Small firms think big for US

Five UK aerospace firms join forces, with Government aid, to enter multi-million pound industry

Five small UK aerospace firms, with a combined turnover of £14m, formed a joint-venture company on Tuesday in an attempt to break into the multi-million pound US aerospace market. The Government has provided a grant of £70,000 to support the scheme.

United Avionics has been set up under the Department of Trade and Industry’s Partnership Marketing Initiative. It aims to give small and medium companies the chance to pool their resources, expertise and contacts to overcome the problem of marketing their products in the US.

It is projected that in year five sales achieved via United Avionics will be more than £12.5m.

Tony Oldfield, chairman of United Avionics, and director of Terrington Systems, said the DTI grant would contribute to the company’s first year running costs, including the employment of a US marketing executive for a minimum of three years.

United Avionics is made up of five small UK aerospace companies: Datel Defence of Preston Lancashire, a systems engineering and software company; Dedicated Microcomputers, of Pendlebury, Manchester, which makes airborne CCTV systems; Sensor Electronics of Beverley, Yorkshire, maker of portable security systems; TEC Electrical Components of Enfield, Middlesex, which produces electrical connectors and panel lighting systems; and Terrington Systems of York, Yorkshire, which manufactures airborne data recording and analysis systems.

Industry giant GEC-Marconi has also offered its support to the scheme. It will provide a US base for the joint-venture’s employees at its facility in Altanta, Georgia, as well as offering marketing advice on the US aerospace industry.
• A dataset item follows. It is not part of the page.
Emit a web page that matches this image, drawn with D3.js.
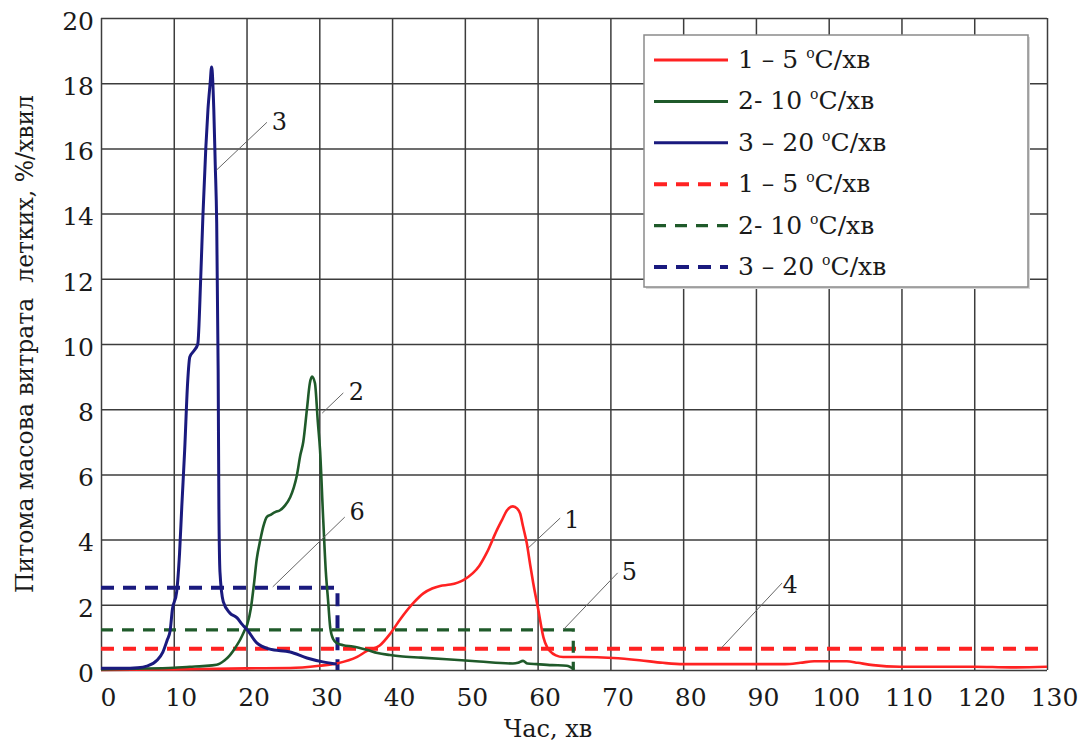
<!DOCTYPE html>
<html>
<head>
<meta charset="utf-8">
<script src="https://cdn.jsdelivr.net/npm/d3@7"></script>
<style>
    body { margin: 0; background: #fff; }
</style>
</head>
<body>
<svg id="chart" width="1087" height="745"></svg>
<script>
// ---------------------------  DATA  ---------------------------
// x = time (min), y = specific mass rate of volatiles (%/min)

const red_curve = [      // 1 – 5 ºC/хв
    [0, 0.0], [10, 0.02], [20, 0.05], [26, 0.06], [30, 0.13], [32.4, 0.2], [35.2, 0.4], [36.5, 0.58],
    [38.3, 0.75], [39.7, 1.1], [41.1, 1.55], [42.9, 2.05], [44.3, 2.35], [45.5, 2.5], [46.6, 2.58],
    [48.0, 2.62], [49.8, 2.76], [51.1, 2.97], [52, 3.2], [53.0, 3.59], [54.4, 4.29], [55.1, 4.6],
    [55.8, 4.9], [56.6, 5.02], [57.2, 4.95], [57.6, 4.8], [58.0, 4.4], [58.5, 3.9], [59.0, 3.2],
    [59.4, 2.66], [60.1, 1.84], [60.8, 1.0], [61.3, 0.7], [61.7, 0.58], [62.5, 0.45], [63.5, 0.4],
    [66, 0.4], [70.4, 0.37], [74, 0.3], [77.2, 0.22], [80, 0.18], [84.1, 0.18], [89.6, 0.18],
    [94, 0.18], [96.1, 0.22], [98, 0.27], [102.5, 0.27], [104, 0.22], [106.1, 0.15], [109.8, 0.1],
    [115, 0.1], [120, 0.1], [125, 0.08], [130, 0.1]
];

const green_curve = [    // 2- 10 ºC/хв
    [0, 0.02], [5, 0.04], [10, 0.07], [12.2, 0.1], [14, 0.12], [15.9, 0.16], [17, 0.3], [17.7, 0.45],
    [18.5, 0.7], [19.1, 0.92], [19.7, 1.2], [20.1, 1.4], [20.6, 1.9], [21.0, 2.6], [21.4, 3.4],
    [21.9, 4.0], [22.3, 4.4], [22.8, 4.7], [23.2, 4.75], [24.0, 4.85], [24.6, 4.9], [25.3, 5.05],
    [26.0, 5.3], [26.5, 5.6], [26.9, 5.95], [27.4, 6.6], [27.8, 7.0], [28.3, 8.0], [28.7, 8.8],
    [29.0, 9.0], [29.4, 8.8], [29.8, 7.6], [30.1, 6.75], [30.5, 4.8], [30.9, 3.0], [31.2, 2.15],
    [31.5, 1.3], [31.9, 0.95], [32.4, 0.83], [33.3, 0.76], [34.6, 0.72], [36.5, 0.62], [38, 0.52],
    [39.7, 0.46], [41.1, 0.42], [44, 0.38], [47.5, 0.33], [52, 0.26], [56.6, 0.2], [57.3, 0.22],
    [58.0, 0.28], [58.6, 0.2], [59.9, 0.18], [62, 0.15], [64.0, 0.13], [65.0, 0.02]
];

const blue_curve = [     // 3 – 20 ºC/хв
    [0, 0.05], [3, 0.05], [5, 0.07], [6.3, 0.12], [7.7, 0.3], [8.5, 0.55], [9.1, 0.92], [9.5, 1.2],
    [9.8, 1.84], [10.4, 2.4], [10.8, 3.6], [11.1, 5.0], [11.5, 6.75], [11.9, 8.8], [12.2, 9.6],
    [12.8, 9.8], [13.3, 10.0], [13.7, 12.0], [14.0, 13.9], [14.4, 16.0], [14.7, 17.2], [15.0, 18.0],
    [15.2, 18.5], [15.5, 17.2], [15.7, 15.5], [15.9, 13.7], [16.1, 9.2], [16.2, 5.0], [16.35, 3.0],
    [16.8, 2.1], [17.7, 1.75], [18.7, 1.6], [19.4, 1.4], [20.1, 1.23], [21.4, 0.83], [23.2, 0.64],
    [26, 0.55], [28.3, 0.37], [30.5, 0.25], [32.4, 0.18]
];

// averaged rates (dashed lines 4, 5, 6)
const red_mean   = [[0, 0.65], [130, 0.65]];
const green_mean = [[0, 1.23], [64.9, 1.23], [64.9, 0]];
const blue_mean  = [[0, 2.52], [32.5, 2.52], [32.5, 0]];

const x_ticks = [0, 10, 20, 30, 40, 50, 60, 70, 80, 90, 100, 110, 120, 130];
const y_ticks = [0, 2, 4, 6, 8, 10, 12, 14, 16, 18, 20];

const legend_labels = ["1 – 5 ", "2- 10 ", "3 – 20 ", "1 – 5 ", "2- 10 ", "3 – 20 "];

// curve numbers: label position and leader end, in data units
const callouts = [
    {label: "1", lx: 64.7, ly: 4.36, x1: 63.1, y1: 4.66, x2: 58.7, y2: 3.74},
    {label: "2", lx: 35.1, ly: 8.28, x1: 33.3, y1: 8.5,  x2: 30.4, y2: 7.88},
    {label: "3", lx: 24.5, ly: 16.56, x1: 22.8, y1: 16.8, x2: 15.9, y2: 15.34},
    {label: "4", lx: 94.7, ly: 2.36, x1: 93.6, y1: 2.67, x2: 85.1, y2: 0.64},
    {label: "5", lx: 72.6, ly: 2.76, x1: 71.0, y1: 2.98, x2: 63.5, y2: 1.23},
    {label: "6", lx: 35.2, ly: 4.6,  x1: 33.5, y1: 4.69, x2: 23.6, y2: 2.55}
];

const FONT = "DejaVu Serif";   // the only serif face that resolves here

// ---------------------------  LAYOUT  ---------------------------
const outer_width = 1087, outer_height = 745;
const margins = {left: 101, top: 18, right: 40, bottom: 75};
const plot_width = outer_width - margins.left - margins.right;
const plot_height = outer_height - margins.top - margins.bottom;

const svg = d3.select("#chart");
const g = svg.append("g").attr("transform", `translate(${margins.left}, ${margins.top})`);

const x_scale = d3.scaleLinear().domain([0, 130]).range([0, plot_width]);
const y_scale = d3.scaleLinear().domain([0, 20]).range([plot_height, 0]);

// ---------------------------  GRID + AXES  ---------------------------
const x_axis = g.append("g")
    .attr("transform", `translate(0, ${plot_height})`)
    .call(d3.axisBottom(x_scale).tickValues(x_ticks).tickSize(-plot_height).tickPadding(18));

const y_axis = g.append("g")
    .call(d3.axisLeft(y_scale).tickValues(y_ticks).tickSize(-plot_width).tickPadding(7));

[x_axis, y_axis].forEach(a => {
    a.attr("font-family", FONT);
    a.select(".domain").remove();
    a.selectAll(".tick line").attr("stroke", "#3c3c3c").attr("stroke-width", 1.5);
    a.selectAll(".tick text")
        .attr("font-family", FONT)
        .attr("font-size", 25)
        .attr("fill", "#1a1a1a");
});
x_axis.selectAll(".tick text").attr("dx", 7);
y_axis.selectAll(".tick text").attr("dy", "0.45em");

// ---------------------------  LINES  ---------------------------
const line_gen = d3.line()
    .x(d => x_scale(d[0]))
    .y(d => y_scale(d[1]));

const curve_gen = d3.line()
    .x(d => x_scale(d[0]))
    .y(d => y_scale(d[1]))
    .curve(d3.curveMonotoneX);

const dashed = [
    {data: red_mean,   color: "#ff2222", width: 4,   dash: "13,9"},
    {data: green_mean, color: "#1f5a2a", width: 3.2, dash: "12,9"},
    {data: blue_mean,  color: "#1a1a7e", width: 4,   dash: "13,9"}
];
dashed.forEach(s => {
    g.append("path")
        .attr("d", line_gen(s.data))
        .attr("fill", "none")
        .attr("stroke", s.color)
        .attr("stroke-width", s.width)
        .attr("stroke-dasharray", s.dash);
});

const solid = [
    {data: red_curve,   color: "#ff2222", width: 2.6},
    {data: green_curve, color: "#1f5a2a", width: 2.6},
    {data: blue_curve,  color: "#1a1a7e", width: 3}
];
solid.forEach(s => {
    g.append("path")
        .attr("d", curve_gen(s.data))
        .attr("fill", "none")
        .attr("stroke", s.color)
        .attr("stroke-width", s.width)
        .attr("stroke-linejoin", "round");
});

// ---------------------------  CALLOUTS  ---------------------------
callouts.forEach(c => {
    g.append("line")
        .attr("x1", x_scale(c.x1)).attr("y1", y_scale(c.y1))
        .attr("x2", x_scale(c.x2)).attr("y2", y_scale(c.y2))
        .attr("stroke", "#666").attr("stroke-width", 1);
    g.append("text")
        .attr("x", x_scale(c.lx)).attr("y", y_scale(c.ly))
        .attr("text-anchor", "middle")
        .attr("font-family", FONT)
        .attr("font-size", 24)
        .attr("fill", "#1a1a1a")
        .text(c.label);
});

// ---------------------------  LEGEND  ---------------------------
const legend = svg.append("g").attr("transform", "translate(644, 35)");
legend.append("rect")
    .attr("x", 2).attr("y", 2).attr("width", 384).attr("height", 252)
    .attr("fill", "#d8d8d8");
legend.append("rect")
    .attr("width", 384).attr("height", 252)
    .attr("fill", "#fff").attr("stroke", "#8a8a8a").attr("stroke-width", 1.5);

const legend_styles = [solid[0], solid[1], solid[2], dashed[0], dashed[1], dashed[2]];
legend_labels.forEach((lab, i) => {
    const yy = 25 + i * 41.4;
    const st = legend_styles[i];
    legend.append("line")
        .attr("x1", 10).attr("x2", 84).attr("y1", yy).attr("y2", yy)
        .attr("stroke", st.color)
        .attr("stroke-width", i < 3 ? 3 : st.width)
        .attr("stroke-dasharray", st.dash || null);
    const t = legend.append("text")
        .attr("x", 94).attr("y", yy + 8)
        .attr("font-family", FONT)
        .attr("font-size", 25)
        .attr("fill", "#1a1a1a")
        .style("white-space", "pre");
    t.append("tspan").text(lab);
    t.append("tspan").attr("font-size", 14).attr("dy", -10).text("o");
    t.append("tspan").attr("dy", 10).text("C/хв");
});

// ---------------------------  AXIS TITLES  ---------------------------
svg.append("text")
    .attr("x", 548).attr("y", 737)
    .attr("text-anchor", "middle")
    .attr("font-family", FONT)
    .attr("font-size", 24)
    .attr("fill", "#1a1a1a")
    .text("Час, хв");

svg.append("text")
    .attr("transform", "translate(33, 344) rotate(-90)")
    .attr("text-anchor", "middle")
    .attr("font-family", FONT)
    .attr("font-size", 23.5)
    .attr("fill", "#1a1a1a")
    .style("white-space", "pre")
    .text("Питома масова витрата  летких, %/хвил");
</script>
</body>
</html>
The Partnership Marketing Initiative was established in 1994 from an original idea by Vicker’s direc-tor and DTI secondee Russ Taylor.

United Avionics is the third such venture to be formed under the auspices of the scheme. The first was International Aerospace Alliance which represents three companies in the aerostructures sector; the second joint venture was Advanced Aerospace made up of five companies in the aeroengines sector.